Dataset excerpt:
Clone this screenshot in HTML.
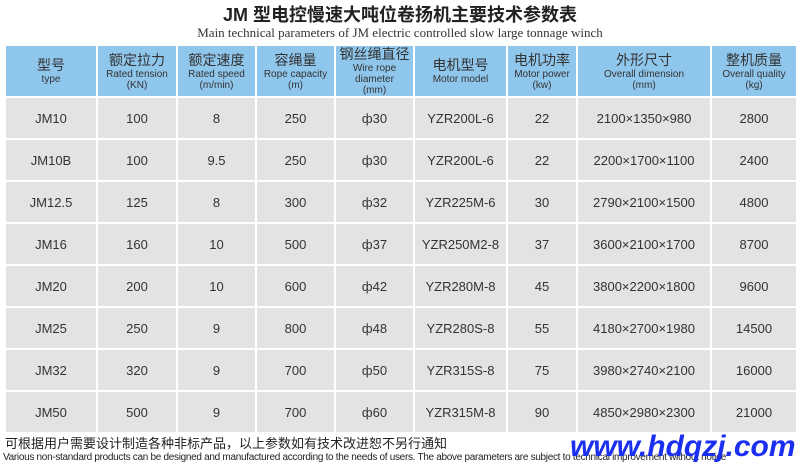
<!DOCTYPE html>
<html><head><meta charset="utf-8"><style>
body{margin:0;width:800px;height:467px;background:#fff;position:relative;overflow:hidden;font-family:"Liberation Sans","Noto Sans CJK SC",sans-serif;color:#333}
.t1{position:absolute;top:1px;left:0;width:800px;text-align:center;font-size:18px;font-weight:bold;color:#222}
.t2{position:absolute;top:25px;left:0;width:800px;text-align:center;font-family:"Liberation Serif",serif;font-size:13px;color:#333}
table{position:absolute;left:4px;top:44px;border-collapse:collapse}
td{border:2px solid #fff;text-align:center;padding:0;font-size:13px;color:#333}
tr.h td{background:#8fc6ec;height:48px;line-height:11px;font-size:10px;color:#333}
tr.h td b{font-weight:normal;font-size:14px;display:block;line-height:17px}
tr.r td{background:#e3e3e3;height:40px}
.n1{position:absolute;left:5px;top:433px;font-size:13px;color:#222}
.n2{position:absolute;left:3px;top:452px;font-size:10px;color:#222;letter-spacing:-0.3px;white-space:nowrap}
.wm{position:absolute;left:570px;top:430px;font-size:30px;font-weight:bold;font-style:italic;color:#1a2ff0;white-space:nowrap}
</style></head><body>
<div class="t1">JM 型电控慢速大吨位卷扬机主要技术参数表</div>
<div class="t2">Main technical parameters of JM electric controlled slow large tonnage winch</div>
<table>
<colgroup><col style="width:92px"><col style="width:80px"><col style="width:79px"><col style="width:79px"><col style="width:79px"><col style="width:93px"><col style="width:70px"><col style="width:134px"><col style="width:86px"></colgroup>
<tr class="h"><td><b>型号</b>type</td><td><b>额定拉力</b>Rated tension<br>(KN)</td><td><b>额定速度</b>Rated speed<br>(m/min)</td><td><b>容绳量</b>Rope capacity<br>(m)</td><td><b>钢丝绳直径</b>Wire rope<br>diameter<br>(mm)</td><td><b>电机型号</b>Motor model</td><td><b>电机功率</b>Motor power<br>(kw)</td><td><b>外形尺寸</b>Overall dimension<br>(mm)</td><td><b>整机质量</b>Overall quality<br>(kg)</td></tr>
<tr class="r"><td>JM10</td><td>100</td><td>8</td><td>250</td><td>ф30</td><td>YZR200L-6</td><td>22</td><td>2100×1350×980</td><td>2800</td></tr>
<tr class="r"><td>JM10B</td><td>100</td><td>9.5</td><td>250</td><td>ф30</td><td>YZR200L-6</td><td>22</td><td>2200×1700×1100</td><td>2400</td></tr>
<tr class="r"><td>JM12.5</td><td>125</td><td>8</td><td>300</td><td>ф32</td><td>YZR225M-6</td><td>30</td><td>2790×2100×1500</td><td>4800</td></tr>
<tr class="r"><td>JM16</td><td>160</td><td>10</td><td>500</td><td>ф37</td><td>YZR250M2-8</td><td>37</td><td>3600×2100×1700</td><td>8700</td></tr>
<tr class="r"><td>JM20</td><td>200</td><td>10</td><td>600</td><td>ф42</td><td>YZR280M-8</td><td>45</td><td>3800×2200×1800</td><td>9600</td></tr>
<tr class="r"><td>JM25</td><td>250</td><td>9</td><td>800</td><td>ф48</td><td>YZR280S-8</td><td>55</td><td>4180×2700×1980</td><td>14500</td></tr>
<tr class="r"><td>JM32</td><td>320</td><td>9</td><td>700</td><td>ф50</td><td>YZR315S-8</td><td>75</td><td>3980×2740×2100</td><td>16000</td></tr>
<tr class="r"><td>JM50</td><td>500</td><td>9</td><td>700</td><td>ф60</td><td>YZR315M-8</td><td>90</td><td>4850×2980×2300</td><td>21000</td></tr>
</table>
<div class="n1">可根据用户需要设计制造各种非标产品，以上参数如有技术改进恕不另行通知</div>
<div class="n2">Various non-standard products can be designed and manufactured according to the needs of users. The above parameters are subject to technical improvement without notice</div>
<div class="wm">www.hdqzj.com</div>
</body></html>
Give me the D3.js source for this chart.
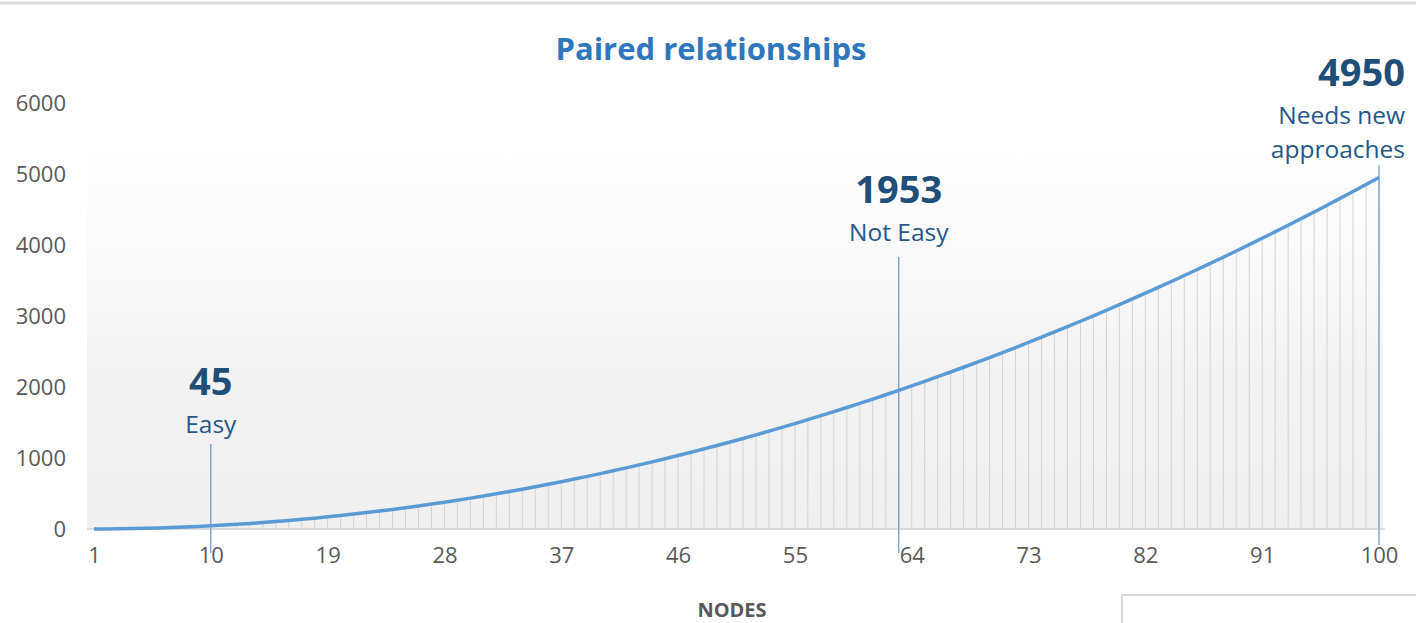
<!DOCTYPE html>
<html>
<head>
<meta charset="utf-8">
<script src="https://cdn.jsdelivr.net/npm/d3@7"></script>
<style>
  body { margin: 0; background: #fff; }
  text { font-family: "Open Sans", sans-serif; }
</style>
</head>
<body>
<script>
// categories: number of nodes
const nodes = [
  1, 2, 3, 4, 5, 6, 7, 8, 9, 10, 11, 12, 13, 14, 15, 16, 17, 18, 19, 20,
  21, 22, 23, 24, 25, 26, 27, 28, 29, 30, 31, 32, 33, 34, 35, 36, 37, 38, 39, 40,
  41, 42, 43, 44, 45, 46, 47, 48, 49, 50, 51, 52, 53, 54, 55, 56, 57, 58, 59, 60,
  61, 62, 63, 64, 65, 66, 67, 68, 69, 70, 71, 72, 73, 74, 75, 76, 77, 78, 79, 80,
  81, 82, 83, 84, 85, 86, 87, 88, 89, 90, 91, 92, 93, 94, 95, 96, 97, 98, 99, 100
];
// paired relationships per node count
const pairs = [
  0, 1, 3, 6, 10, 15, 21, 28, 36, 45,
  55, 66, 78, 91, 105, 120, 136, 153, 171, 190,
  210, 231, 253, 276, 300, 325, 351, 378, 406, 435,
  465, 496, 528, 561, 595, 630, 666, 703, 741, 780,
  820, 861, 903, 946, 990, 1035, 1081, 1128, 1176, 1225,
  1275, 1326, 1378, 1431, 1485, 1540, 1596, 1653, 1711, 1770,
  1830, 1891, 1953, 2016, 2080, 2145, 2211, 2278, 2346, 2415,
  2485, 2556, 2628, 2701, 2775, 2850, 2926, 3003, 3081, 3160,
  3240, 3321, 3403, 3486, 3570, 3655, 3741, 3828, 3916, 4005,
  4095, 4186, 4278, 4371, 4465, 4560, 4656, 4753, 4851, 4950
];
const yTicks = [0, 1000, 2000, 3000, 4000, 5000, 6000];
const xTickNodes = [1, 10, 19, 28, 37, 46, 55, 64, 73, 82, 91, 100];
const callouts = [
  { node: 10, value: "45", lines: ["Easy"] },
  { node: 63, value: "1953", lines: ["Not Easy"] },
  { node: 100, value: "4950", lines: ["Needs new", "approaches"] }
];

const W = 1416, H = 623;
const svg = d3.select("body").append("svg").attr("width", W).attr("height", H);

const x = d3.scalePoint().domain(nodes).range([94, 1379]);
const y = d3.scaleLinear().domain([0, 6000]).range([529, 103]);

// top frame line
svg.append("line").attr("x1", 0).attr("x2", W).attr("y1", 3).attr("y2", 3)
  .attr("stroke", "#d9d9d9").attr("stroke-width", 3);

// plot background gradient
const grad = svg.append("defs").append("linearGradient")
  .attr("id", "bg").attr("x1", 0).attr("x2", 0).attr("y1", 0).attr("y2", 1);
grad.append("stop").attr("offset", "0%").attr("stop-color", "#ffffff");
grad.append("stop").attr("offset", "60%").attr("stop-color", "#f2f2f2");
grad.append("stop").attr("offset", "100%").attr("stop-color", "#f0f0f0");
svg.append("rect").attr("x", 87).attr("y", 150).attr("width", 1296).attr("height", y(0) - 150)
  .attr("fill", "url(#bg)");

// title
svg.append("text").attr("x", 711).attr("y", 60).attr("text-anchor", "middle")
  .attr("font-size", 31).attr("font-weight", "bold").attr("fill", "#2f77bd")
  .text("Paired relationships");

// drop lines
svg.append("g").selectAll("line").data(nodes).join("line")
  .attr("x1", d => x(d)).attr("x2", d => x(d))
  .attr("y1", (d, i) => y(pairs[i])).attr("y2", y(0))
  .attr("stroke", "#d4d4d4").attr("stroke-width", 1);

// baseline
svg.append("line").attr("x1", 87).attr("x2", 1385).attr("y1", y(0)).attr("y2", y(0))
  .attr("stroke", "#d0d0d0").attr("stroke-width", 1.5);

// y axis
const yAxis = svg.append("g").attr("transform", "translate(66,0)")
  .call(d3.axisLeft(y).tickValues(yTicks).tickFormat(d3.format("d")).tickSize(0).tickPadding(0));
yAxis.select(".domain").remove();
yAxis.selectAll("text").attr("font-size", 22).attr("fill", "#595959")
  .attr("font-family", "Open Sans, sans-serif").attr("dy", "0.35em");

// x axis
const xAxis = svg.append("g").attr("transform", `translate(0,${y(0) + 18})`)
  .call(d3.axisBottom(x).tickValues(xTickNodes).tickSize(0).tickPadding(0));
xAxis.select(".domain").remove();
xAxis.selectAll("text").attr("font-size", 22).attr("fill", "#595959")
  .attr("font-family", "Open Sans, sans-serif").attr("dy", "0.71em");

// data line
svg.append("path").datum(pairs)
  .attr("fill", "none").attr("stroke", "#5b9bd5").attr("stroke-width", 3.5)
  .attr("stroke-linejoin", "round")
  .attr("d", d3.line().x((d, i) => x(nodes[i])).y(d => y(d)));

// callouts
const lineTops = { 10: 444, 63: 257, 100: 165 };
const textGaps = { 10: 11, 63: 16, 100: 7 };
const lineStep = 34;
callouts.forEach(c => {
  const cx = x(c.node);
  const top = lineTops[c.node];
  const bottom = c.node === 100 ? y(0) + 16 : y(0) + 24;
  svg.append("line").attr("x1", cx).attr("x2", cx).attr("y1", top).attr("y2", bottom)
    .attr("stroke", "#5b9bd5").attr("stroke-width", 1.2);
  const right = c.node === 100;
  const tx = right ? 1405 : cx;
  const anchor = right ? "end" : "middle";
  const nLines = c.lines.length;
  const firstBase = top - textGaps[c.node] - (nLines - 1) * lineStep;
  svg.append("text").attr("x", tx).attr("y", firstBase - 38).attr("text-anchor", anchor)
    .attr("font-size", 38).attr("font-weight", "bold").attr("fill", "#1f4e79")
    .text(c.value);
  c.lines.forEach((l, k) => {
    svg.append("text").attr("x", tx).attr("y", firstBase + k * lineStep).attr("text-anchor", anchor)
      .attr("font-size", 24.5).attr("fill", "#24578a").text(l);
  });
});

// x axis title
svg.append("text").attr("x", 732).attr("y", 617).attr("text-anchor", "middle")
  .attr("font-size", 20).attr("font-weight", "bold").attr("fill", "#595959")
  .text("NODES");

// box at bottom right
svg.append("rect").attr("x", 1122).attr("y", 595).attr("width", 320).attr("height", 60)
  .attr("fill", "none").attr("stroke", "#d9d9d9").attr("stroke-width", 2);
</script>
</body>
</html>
...
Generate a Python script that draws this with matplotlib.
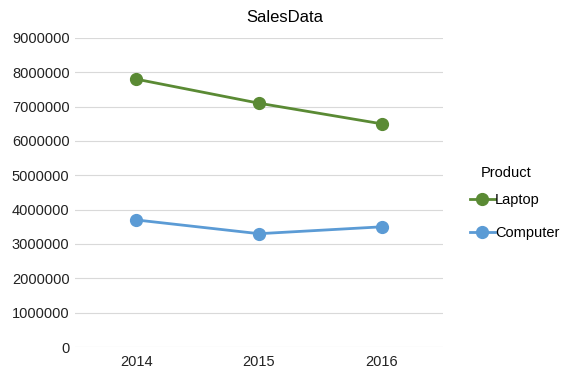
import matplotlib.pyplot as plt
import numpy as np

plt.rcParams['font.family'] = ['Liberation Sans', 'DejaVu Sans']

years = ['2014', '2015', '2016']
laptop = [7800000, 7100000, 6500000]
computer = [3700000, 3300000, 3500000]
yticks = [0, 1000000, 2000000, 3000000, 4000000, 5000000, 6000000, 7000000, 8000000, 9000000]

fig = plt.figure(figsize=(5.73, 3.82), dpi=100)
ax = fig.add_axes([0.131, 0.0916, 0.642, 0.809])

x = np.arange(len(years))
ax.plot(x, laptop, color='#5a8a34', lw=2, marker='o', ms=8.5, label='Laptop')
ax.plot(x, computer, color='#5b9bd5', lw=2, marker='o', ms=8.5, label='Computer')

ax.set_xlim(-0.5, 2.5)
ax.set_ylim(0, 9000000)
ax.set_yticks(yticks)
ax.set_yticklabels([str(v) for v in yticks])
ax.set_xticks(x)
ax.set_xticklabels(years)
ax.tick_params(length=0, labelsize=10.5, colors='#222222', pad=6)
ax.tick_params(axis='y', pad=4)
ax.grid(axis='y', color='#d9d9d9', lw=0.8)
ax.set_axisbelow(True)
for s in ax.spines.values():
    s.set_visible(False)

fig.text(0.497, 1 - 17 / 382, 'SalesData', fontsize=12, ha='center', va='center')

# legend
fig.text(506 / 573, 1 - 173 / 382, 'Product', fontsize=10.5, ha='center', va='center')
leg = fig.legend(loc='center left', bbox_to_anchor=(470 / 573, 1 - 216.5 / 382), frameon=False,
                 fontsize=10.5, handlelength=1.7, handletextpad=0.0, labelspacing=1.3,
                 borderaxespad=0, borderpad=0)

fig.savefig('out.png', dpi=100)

## Instruction
Which lines of the data include "matplotlib"? Copy each of them.

## Expected answer
Generate a Python script that draws this with matplotlib.
import matplotlib.pyplot as plt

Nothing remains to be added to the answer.